The problem.
Determine the count of lines holding the string "matplotlib". Return only the number.

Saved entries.
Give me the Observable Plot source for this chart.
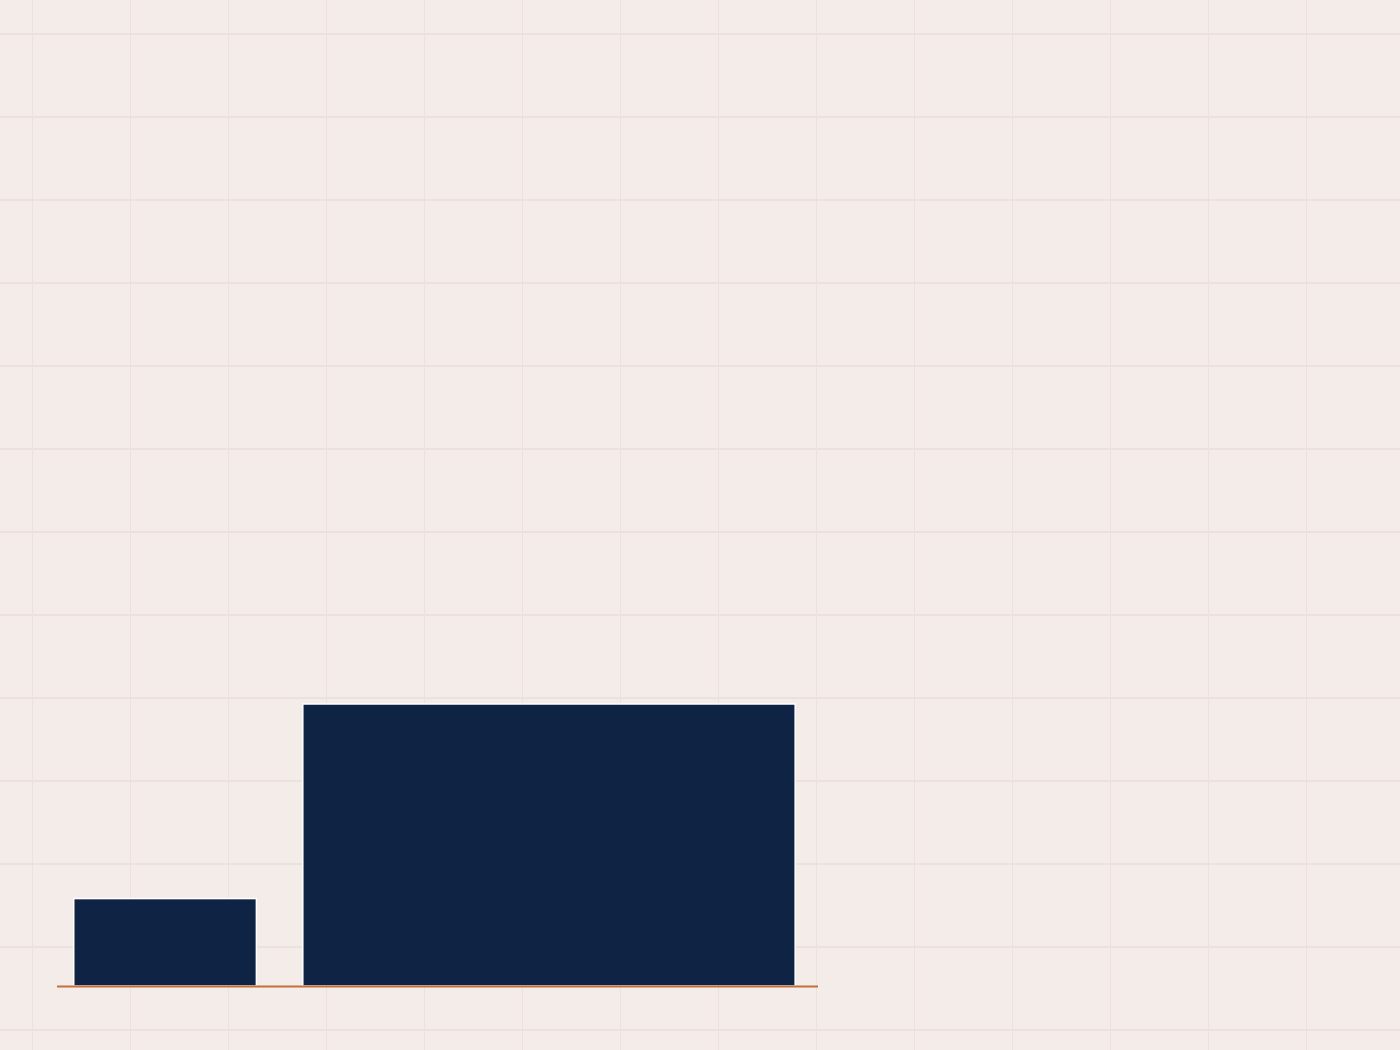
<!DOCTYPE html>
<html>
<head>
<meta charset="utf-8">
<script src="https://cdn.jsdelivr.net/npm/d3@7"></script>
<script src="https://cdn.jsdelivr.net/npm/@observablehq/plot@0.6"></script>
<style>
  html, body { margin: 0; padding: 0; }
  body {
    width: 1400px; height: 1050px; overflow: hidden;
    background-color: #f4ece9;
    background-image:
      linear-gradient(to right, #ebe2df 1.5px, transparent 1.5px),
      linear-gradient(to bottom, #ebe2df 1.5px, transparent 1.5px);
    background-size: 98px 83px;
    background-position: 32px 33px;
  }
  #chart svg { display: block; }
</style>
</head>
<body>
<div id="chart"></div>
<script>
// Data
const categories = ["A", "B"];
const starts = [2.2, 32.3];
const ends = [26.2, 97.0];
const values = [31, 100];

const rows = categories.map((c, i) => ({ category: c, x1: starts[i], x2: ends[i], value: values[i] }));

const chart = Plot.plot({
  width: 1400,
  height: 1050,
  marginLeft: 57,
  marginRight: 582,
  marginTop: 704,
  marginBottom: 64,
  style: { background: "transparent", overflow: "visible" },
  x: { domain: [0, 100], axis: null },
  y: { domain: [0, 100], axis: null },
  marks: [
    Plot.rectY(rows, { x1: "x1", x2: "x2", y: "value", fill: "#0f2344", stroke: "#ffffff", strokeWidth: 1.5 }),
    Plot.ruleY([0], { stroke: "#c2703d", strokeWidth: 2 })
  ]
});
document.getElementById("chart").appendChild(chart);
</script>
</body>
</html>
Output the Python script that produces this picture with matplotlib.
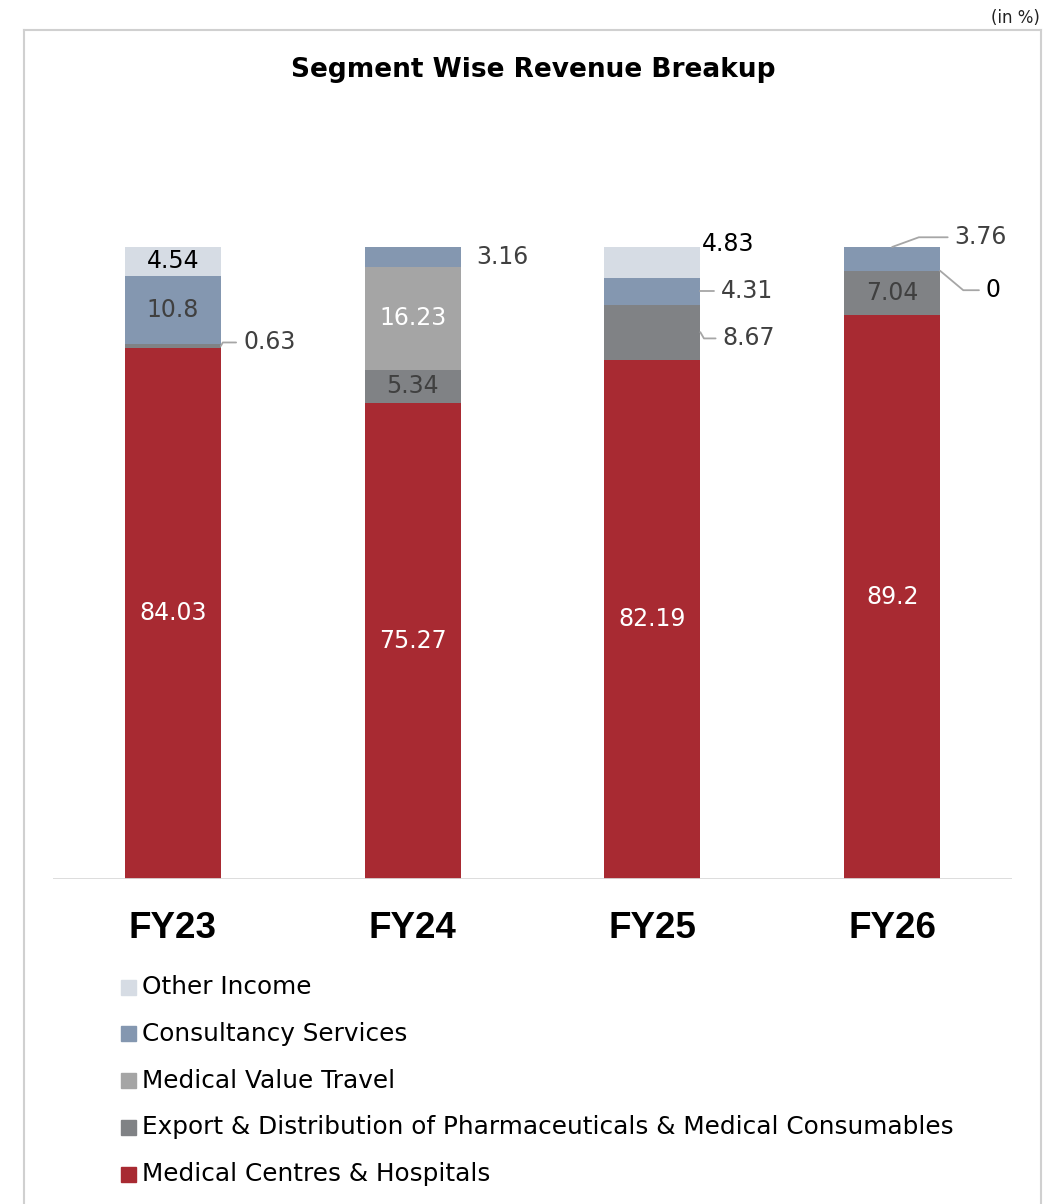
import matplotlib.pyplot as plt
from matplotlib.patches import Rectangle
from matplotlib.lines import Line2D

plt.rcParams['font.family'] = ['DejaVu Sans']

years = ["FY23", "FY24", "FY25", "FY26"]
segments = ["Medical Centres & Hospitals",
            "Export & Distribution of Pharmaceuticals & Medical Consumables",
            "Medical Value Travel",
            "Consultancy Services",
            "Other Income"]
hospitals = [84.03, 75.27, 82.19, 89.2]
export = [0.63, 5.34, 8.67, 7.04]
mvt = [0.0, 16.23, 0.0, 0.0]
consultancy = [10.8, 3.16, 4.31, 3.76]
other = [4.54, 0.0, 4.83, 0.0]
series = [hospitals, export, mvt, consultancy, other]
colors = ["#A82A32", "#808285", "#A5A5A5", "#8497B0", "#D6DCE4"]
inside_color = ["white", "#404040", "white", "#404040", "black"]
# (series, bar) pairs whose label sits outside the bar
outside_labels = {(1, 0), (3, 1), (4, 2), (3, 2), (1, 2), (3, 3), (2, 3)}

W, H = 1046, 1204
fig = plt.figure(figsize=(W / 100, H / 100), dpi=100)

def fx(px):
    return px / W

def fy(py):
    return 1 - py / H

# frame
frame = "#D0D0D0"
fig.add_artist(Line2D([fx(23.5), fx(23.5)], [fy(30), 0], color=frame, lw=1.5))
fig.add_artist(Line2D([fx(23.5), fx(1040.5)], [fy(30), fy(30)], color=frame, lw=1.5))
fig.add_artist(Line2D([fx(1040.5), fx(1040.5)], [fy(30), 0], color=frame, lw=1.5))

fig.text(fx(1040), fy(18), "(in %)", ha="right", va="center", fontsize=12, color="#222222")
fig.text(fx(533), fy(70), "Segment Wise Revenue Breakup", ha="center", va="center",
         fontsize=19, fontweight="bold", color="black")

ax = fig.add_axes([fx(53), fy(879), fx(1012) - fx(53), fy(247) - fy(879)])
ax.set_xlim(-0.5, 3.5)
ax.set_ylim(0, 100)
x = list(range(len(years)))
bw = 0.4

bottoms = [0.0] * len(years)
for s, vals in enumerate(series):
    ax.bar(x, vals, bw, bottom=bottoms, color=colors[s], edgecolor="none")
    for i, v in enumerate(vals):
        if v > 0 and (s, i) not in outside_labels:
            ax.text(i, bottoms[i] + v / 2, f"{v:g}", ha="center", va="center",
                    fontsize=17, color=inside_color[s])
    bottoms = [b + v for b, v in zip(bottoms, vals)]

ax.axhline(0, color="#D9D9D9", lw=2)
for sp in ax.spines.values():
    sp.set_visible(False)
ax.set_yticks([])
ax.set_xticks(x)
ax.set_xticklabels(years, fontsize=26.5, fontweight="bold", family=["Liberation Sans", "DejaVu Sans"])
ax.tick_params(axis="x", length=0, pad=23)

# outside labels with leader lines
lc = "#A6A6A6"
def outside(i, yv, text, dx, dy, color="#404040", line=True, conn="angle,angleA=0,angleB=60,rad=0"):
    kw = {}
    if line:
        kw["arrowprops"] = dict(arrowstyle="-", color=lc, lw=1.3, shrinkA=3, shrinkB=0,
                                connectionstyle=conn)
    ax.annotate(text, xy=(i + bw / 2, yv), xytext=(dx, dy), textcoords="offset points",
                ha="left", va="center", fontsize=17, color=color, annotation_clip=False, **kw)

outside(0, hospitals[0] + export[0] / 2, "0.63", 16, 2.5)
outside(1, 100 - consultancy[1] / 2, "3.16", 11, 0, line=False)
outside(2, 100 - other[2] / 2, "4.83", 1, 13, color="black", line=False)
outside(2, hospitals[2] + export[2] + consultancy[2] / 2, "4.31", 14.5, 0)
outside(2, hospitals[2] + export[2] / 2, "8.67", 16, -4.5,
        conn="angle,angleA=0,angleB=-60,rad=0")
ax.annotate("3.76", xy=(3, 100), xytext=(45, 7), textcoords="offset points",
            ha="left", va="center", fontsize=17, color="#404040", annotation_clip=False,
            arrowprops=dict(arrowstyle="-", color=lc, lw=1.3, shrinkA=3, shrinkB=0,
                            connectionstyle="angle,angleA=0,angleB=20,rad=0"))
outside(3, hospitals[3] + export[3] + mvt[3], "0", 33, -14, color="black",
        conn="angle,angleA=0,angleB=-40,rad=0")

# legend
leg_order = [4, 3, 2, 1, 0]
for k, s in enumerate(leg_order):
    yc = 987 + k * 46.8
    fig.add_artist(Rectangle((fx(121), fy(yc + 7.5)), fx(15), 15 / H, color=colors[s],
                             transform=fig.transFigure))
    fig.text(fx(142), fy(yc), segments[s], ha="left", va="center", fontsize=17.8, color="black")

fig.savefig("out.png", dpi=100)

Final answer.
4